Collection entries
** start **

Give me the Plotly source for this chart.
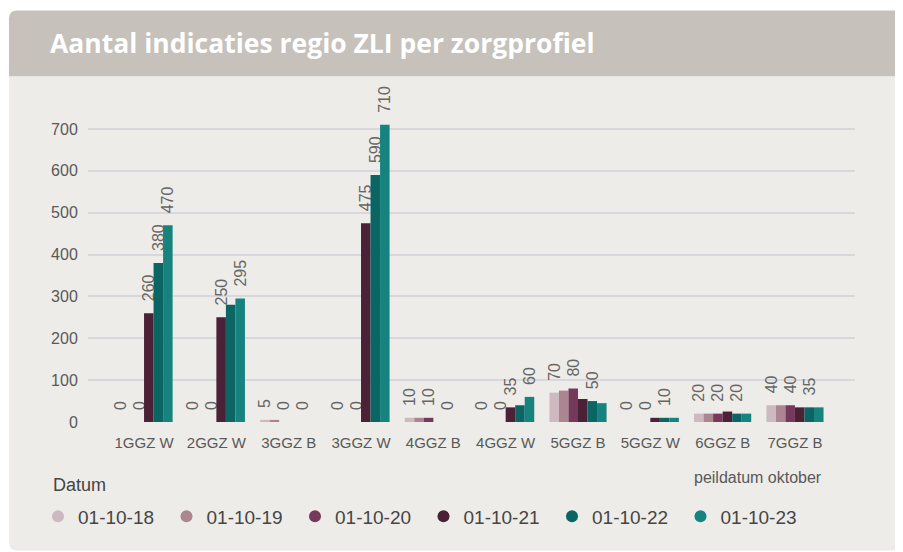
import plotly.graph_objects as go

categories = ["1GGZ W", "2GGZ W", "3GGZ B", "3GGZ W", "4GGZ B",
              "4GGZ W", "5GGZ B", "5GGZ W", "6GGZ B", "7GGZ B"]
series_names = ["01-10-18", "01-10-19", "01-10-20", "01-10-21", "01-10-22", "01-10-23"]

v_2018 = [0, 0, 5, 0, 10, 0, 70, 0, 20, 40]
v_2019 = [0, 0, 5, 0, 10, 0, 75, 0, 20, 40]
v_2020 = [0, 0, 0, 0, 10, 0, 80, 0, 20, 40]
v_2021 = [260, 250, 0, 475, 0, 35, 55, 10, 25, 35]
v_2022 = [380, 280, 0, 590, 0, 40, 50, 10, 20, 35]
v_2023 = [470, 295, 0, 710, 0, 60, 45, 10, 20, 35]

# which data labels are visible in the reference (others hidden by overlap)
show_2018 = [1, 1, 1, 1, 1, 1, 1, 1, 1, 1]
show_2019 = [0, 0, 0, 0, 0, 0, 0, 0, 0, 0]
show_2020 = [1, 1, 1, 1, 1, 1, 1, 1, 1, 1]
show_2021 = [1, 1, 0, 1, 0, 1, 0, 0, 0, 0]
show_2022 = [1, 0, 1, 1, 1, 0, 1, 1, 1, 1]
show_2023 = [1, 1, 0, 1, 0, 1, 0, 0, 0, 0]

y_ticks = [0, 100, 200, 300, 400, 500, 600, 700]

values = [v_2018, v_2019, v_2020, v_2021, v_2022, v_2023]
shows = [show_2018, show_2019, show_2020, show_2021, show_2022, show_2023]
colors = ["#CDB9BF", "#AB8690", "#743A5C", "#4A2136", "#0B6663", "#16837F"]

OFF = 8  # page body margin; positions below are measured in page pixels
W_FIG, H_FIG = 903, 552
L, R, T, B = 88 - OFF, 855 - OFF, 108.4 - OFF, 421.7 - OFF
PW, PH = R - L, B - T


def px(x):
    return (x - OFF - L) / PW


def py(y):
    return (B - (y - OFF)) / PH


FONT = "Liberation Sans, Arial, sans-serif"
LABEL_PAD = "\u00a0\u00a0"  # lifts the rotated labels a little off the bar tops

fig = go.Figure()
for name, vals, sh, col in zip(series_names, values, shows, colors):
    fig.add_trace(go.Bar(
        x=categories, y=vals, name=name, marker=dict(color=col, line=dict(width=0)),
        text=[LABEL_PAD + str(v) if s else "" for v, s in zip(vals, sh)],
        textposition="outside", textangle=-90, constraintext="none",
        textfont=dict(family=FONT, size=16, color="#666666"),
        cliponaxis=False, showlegend=False, hoverinfo="x+y+name",
    ))
for name, col in zip(series_names, colors):
    fig.add_trace(go.Scatter(
        x=[None], y=[None], mode="markers", name=name,
        marker=dict(color=col, size=12, symbol="circle"), showlegend=True,
    ))

rr = 8
shapes = [
    dict(type="path", xref="paper", yref="paper", layer="below", line=dict(width=0),
         fillcolor="#C6C1BB",
         path=f"M {px(9)},{py(77)} L {px(9)},{py(11+rr)} Q {px(9)},{py(11)} {px(9+rr)},{py(11)} "
              f"L {px(920)},{py(11)} L {px(920)},{py(77)} Z"),
    dict(type="path", xref="paper", yref="paper", layer="below", line=dict(width=0),
         fillcolor="#EDECE8",
         path=f"M {px(9)},{py(77)} L {px(920)},{py(77)} L {px(920)},{py(550)} "
              f"L {px(9+rr)},{py(550)} Q {px(9)},{py(550)} {px(9)},{py(550-rr)} Z"),
]

annotations = [
    dict(text="Aantal indicaties regio ZLI per zorgprofiel", xref="paper", yref="paper",
         x=px(48), y=py(44), xanchor="left", yanchor="middle", showarrow=False,
         font=dict(family="Open Sans, sans-serif", size=26.5, weight=700, color="#FFFFFF")),
    dict(text="peildatum oktober", xref="paper", yref="paper",
         x=px(824), y=py(477), xanchor="right", yanchor="middle", showarrow=False,
         font=dict(family=FONT, size=16, color="#595959")),
    dict(text="Datum", xref="paper", yref="paper",
         x=px(51), y=py(485), xanchor="left", yanchor="middle", showarrow=False,
         font=dict(family=FONT, size=18, color="#454545")),
]

fig.update_layout(
    width=W_FIG, height=H_FIG,
    margin=dict(l=L, r=W_FIG - R, t=T, b=H_FIG - B, pad=0),
    paper_bgcolor="#FFFFFF", plot_bgcolor="rgba(0,0,0,0)",
    barmode="group", bargap=0.21, bargroupgap=0,
    shapes=shapes, annotations=annotations,
    xaxis=dict(type="category", range=[-0.775, 9.83], showgrid=False, zeroline=False,
               showline=False, ticks="outside", ticklen=7, tickcolor="rgba(0,0,0,0)",
               tickfont=dict(family=FONT, size=15, color="#595959")),
    yaxis=dict(range=[0, 750], tickvals=y_ticks, showgrid=True, gridcolor="#D8D7DB",
               gridwidth=2, zeroline=False, showline=False, ticks="outside", ticklen=6,
               tickcolor="rgba(0,0,0,0)",
               tickfont=dict(family=FONT, size=16, color="#595959")),
    legend=dict(orientation="h", x=px(38), y=py(497), xanchor="left", yanchor="top",
                font=dict(family=FONT, size=19, color="#454545"),
                bgcolor="rgba(0,0,0,0)", entrywidth=83.5, entrywidthmode="pixels",
                itemsizing="trace", tracegroupgap=0),
    hovermode="closest",
)

fig.write_html("out.html")
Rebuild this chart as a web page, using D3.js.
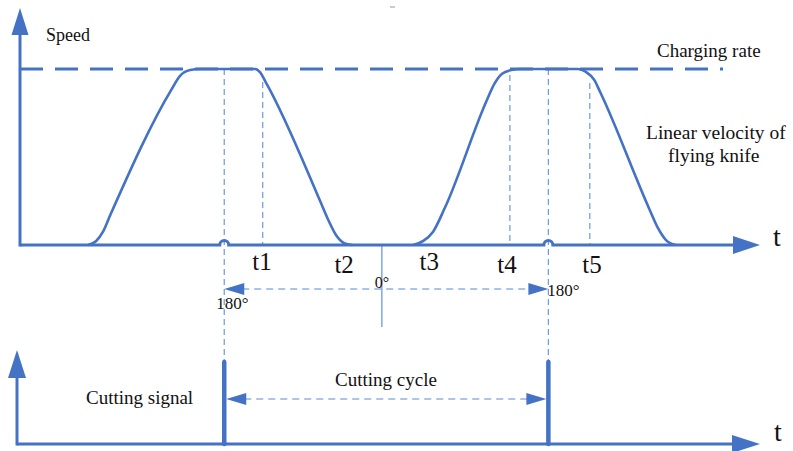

** end **

- Written instruction
Without the pictures, copy the material exactly as given.

- Correct result
Give me the Plotly source for this chart.
import plotly.graph_objects as go

categories = ["1GGZ W", "2GGZ W", "3GGZ B", "3GGZ W", "4GGZ B",
              "4GGZ W", "5GGZ B", "5GGZ W", "6GGZ B", "7GGZ B"]
series_names = ["01-10-18", "01-10-19", "01-10-20", "01-10-21", "01-10-22", "01-10-23"]

v_2018 = [0, 0, 5, 0, 10, 0, 70, 0, 20, 40]
v_2019 = [0, 0, 5, 0, 10, 0, 75, 0, 20, 40]
v_2020 = [0, 0, 0, 0, 10, 0, 80, 0, 20, 40]
v_2021 = [260, 250, 0, 475, 0, 35, 55, 10, 25, 35]
v_2022 = [380, 280, 0, 590, 0, 40, 50, 10, 20, 35]
v_2023 = [470, 295, 0, 710, 0, 60, 45, 10, 20, 35]

# which data labels are visible in the reference (others hidden by overlap)
show_2018 = [1, 1, 1, 1, 1, 1, 1, 1, 1, 1]
show_2019 = [0, 0, 0, 0, 0, 0, 0, 0, 0, 0]
show_2020 = [1, 1, 1, 1, 1, 1, 1, 1, 1, 1]
show_2021 = [1, 1, 0, 1, 0, 1, 0, 0, 0, 0]
show_2022 = [1, 0, 1, 1, 1, 0, 1, 1, 1, 1]
show_2023 = [1, 1, 0, 1, 0, 1, 0, 0, 0, 0]

y_ticks = [0, 100, 200, 300, 400, 500, 600, 700]

values = [v_2018, v_2019, v_2020, v_2021, v_2022, v_2023]
shows = [show_2018, show_2019, show_2020, show_2021, show_2022, show_2023]
colors = ["#CDB9BF", "#AB8690", "#743A5C", "#4A2136", "#0B6663", "#16837F"]

OFF = 8  # page body margin; positions below are measured in page pixels
W_FIG, H_FIG = 903, 552
L, R, T, B = 88 - OFF, 855 - OFF, 108.4 - OFF, 421.7 - OFF
PW, PH = R - L, B - T


def px(x):
    return (x - OFF - L) / PW


def py(y):
    return (B - (y - OFF)) / PH


FONT = "Liberation Sans, Arial, sans-serif"
LABEL_PAD = "\u00a0\u00a0"  # lifts the rotated labels a little off the bar tops

fig = go.Figure()
for name, vals, sh, col in zip(series_names, values, shows, colors):
    fig.add_trace(go.Bar(
        x=categories, y=vals, name=name, marker=dict(color=col, line=dict(width=0)),
        text=[LABEL_PAD + str(v) if s else "" for v, s in zip(vals, sh)],
        textposition="outside", textangle=-90, constraintext="none",
        textfont=dict(family=FONT, size=16, color="#666666"),
        cliponaxis=False, showlegend=False, hoverinfo="x+y+name",
    ))
for name, col in zip(series_names, colors):
    fig.add_trace(go.Scatter(
        x=[None], y=[None], mode="markers", name=name,
        marker=dict(color=col, size=12, symbol="circle"), showlegend=True,
    ))

rr = 8
shapes = [
    dict(type="path", xref="paper", yref="paper", layer="below", line=dict(width=0),
         fillcolor="#C6C1BB",
         path=f"M {px(9)},{py(77)} L {px(9)},{py(11+rr)} Q {px(9)},{py(11)} {px(9+rr)},{py(11)} "
              f"L {px(920)},{py(11)} L {px(920)},{py(77)} Z"),
    dict(type="path", xref="paper", yref="paper", layer="below", line=dict(width=0),
         fillcolor="#EDECE8",
         path=f"M {px(9)},{py(77)} L {px(920)},{py(77)} L {px(920)},{py(550)} "
              f"L {px(9+rr)},{py(550)} Q {px(9)},{py(550)} {px(9)},{py(550-rr)} Z"),
]

annotations = [
    dict(text="Aantal indicaties regio ZLI per zorgprofiel", xref="paper", yref="paper",
         x=px(48), y=py(44), xanchor="left", yanchor="middle", showarrow=False,
         font=dict(family="Open Sans, sans-serif", size=26.5, weight=700, color="#FFFFFF")),
    dict(text="peildatum oktober", xref="paper", yref="paper",
         x=px(824), y=py(477), xanchor="right", yanchor="middle", showarrow=False,
         font=dict(family=FONT, size=16, color="#595959")),
    dict(text="Datum", xref="paper", yref="paper",
         x=px(51), y=py(485), xanchor="left", yanchor="middle", showarrow=False,
         font=dict(family=FONT, size=18, color="#454545")),
]

fig.update_layout(
    width=W_FIG, height=H_FIG,
    margin=dict(l=L, r=W_FIG - R, t=T, b=H_FIG - B, pad=0),
    paper_bgcolor="#FFFFFF", plot_bgcolor="rgba(0,0,0,0)",
    barmode="group", bargap=0.21, bargroupgap=0,
    shapes=shapes, annotations=annotations,
    xaxis=dict(type="category", range=[-0.775, 9.83], showgrid=False, zeroline=False,
               showline=False, ticks="outside", ticklen=7, tickcolor="rgba(0,0,0,0)",
               tickfont=dict(family=FONT, size=15, color="#595959")),
    yaxis=dict(range=[0, 750], tickvals=y_ticks, showgrid=True, gridcolor="#D8D7DB",
               gridwidth=2, zeroline=False, showline=False, ticks="outside", ticklen=6,
               tickcolor="rgba(0,0,0,0)",
               tickfont=dict(family=FONT, size=16, color="#595959")),
    legend=dict(orientation="h", x=px(38), y=py(497), xanchor="left", yanchor="top",
                font=dict(family=FONT, size=19, color="#454545"),
                bgcolor="rgba(0,0,0,0)", entrywidth=83.5, entrywidthmode="pixels",
                itemsizing="trace", tracegroupgap=0),
    hovermode="closest",
)

fig.write_html("out.html")
Rebuild this chart as a web page, using D3.js.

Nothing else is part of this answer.